> [GIVEN ENTRIES]:
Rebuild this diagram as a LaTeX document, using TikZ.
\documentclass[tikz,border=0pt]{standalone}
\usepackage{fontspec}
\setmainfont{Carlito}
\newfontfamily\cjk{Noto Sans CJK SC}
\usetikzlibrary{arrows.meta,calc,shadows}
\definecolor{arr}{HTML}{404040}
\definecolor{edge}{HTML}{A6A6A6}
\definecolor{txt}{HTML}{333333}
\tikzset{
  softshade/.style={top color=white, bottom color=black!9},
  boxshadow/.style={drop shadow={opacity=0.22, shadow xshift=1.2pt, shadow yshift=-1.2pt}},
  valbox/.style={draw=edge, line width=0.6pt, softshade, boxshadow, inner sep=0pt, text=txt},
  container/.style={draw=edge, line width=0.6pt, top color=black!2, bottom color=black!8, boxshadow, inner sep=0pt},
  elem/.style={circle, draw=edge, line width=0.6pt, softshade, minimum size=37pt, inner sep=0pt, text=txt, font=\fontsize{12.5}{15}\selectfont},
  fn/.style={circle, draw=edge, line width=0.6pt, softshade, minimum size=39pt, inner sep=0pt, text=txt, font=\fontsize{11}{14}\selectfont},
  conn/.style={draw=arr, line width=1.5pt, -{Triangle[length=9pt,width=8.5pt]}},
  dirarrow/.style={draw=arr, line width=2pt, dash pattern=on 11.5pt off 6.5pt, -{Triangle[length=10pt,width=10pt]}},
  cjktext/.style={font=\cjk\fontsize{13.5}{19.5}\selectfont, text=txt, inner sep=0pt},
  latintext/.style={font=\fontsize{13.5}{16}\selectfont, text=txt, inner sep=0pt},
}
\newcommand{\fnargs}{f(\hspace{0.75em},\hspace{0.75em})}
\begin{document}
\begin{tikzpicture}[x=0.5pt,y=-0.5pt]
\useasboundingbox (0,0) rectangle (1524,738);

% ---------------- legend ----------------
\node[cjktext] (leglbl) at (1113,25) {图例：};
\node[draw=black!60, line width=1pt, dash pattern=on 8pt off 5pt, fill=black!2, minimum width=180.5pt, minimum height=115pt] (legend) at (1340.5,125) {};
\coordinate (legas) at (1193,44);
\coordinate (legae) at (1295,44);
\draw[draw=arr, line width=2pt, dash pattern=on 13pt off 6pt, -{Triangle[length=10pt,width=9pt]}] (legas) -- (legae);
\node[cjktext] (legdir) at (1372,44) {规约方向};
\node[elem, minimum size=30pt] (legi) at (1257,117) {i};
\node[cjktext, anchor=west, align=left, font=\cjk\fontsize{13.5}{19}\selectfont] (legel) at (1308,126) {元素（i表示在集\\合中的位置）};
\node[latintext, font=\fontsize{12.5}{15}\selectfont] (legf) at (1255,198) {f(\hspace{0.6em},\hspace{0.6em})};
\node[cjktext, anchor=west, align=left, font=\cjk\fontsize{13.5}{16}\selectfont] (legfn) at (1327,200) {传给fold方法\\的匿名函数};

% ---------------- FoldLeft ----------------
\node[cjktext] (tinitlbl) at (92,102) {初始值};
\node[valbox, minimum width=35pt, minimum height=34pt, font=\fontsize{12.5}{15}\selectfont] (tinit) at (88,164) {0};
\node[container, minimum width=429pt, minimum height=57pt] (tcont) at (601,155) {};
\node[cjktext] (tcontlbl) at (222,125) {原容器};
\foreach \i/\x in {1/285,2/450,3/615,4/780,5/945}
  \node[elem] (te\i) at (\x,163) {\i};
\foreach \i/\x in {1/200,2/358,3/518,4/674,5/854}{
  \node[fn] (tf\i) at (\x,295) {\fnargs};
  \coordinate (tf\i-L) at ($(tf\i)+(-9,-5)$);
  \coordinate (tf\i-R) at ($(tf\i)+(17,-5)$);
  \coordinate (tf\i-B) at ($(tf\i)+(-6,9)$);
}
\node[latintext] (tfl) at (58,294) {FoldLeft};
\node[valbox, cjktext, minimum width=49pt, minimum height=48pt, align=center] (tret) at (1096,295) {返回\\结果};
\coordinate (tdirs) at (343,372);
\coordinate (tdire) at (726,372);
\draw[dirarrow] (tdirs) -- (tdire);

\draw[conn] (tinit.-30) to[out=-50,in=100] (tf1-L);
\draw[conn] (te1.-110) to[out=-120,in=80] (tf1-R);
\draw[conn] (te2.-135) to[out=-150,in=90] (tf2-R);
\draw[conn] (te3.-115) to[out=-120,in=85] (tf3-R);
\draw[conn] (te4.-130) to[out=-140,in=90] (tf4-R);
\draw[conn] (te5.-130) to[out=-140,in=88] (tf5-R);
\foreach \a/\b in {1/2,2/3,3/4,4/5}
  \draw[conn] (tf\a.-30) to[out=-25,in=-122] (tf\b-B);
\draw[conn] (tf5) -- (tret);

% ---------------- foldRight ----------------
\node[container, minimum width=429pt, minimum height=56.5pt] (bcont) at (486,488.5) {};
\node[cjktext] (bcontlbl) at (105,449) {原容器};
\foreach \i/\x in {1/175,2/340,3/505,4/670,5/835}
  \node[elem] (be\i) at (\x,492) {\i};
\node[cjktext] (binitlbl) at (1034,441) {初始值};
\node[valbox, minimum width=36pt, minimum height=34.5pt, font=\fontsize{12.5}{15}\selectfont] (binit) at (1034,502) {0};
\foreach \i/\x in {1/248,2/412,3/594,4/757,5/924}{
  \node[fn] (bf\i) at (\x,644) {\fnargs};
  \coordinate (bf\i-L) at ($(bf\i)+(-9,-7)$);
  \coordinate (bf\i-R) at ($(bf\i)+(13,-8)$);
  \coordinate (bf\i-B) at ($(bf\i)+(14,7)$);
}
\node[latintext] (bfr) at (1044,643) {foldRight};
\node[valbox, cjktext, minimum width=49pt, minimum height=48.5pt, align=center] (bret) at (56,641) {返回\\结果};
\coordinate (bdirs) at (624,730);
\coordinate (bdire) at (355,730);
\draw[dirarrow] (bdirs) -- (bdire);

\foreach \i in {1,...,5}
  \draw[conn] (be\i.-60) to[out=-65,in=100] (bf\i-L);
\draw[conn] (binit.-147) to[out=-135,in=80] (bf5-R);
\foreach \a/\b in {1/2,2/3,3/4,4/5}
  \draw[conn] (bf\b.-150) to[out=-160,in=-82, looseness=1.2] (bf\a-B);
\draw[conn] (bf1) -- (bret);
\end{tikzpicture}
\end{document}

---

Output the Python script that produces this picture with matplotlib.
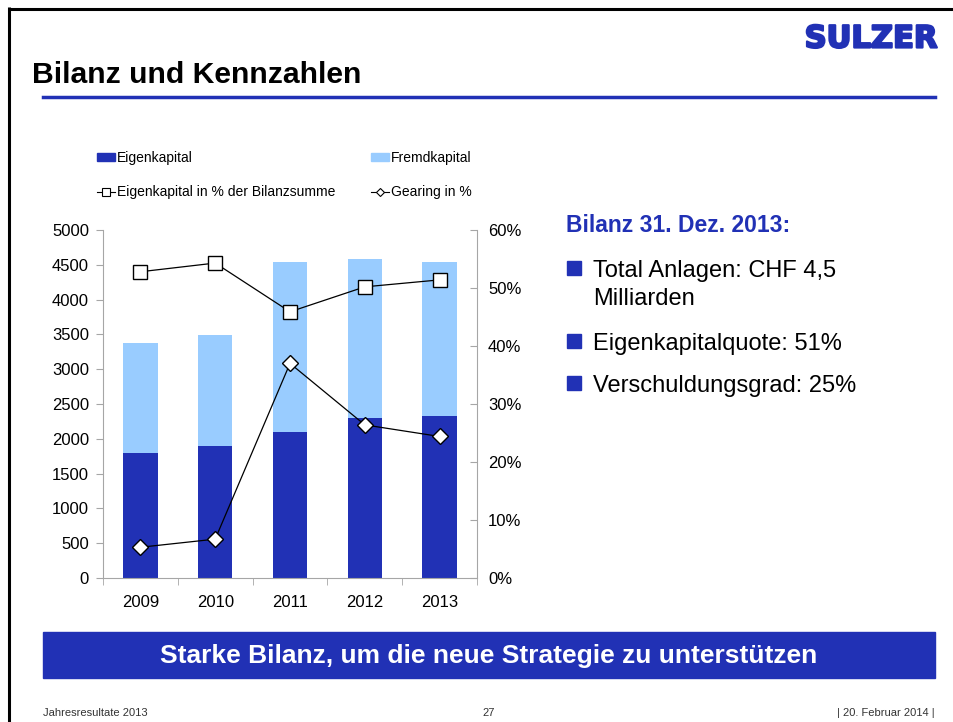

> [DIRECTION]:
Pull every line containing the word "this" out of the entries above.

> [EXERCISE SOLUTION]:
Rebuild this diagram as a LaTeX document, using TikZ.
Output the Python script that produces this picture with matplotlib.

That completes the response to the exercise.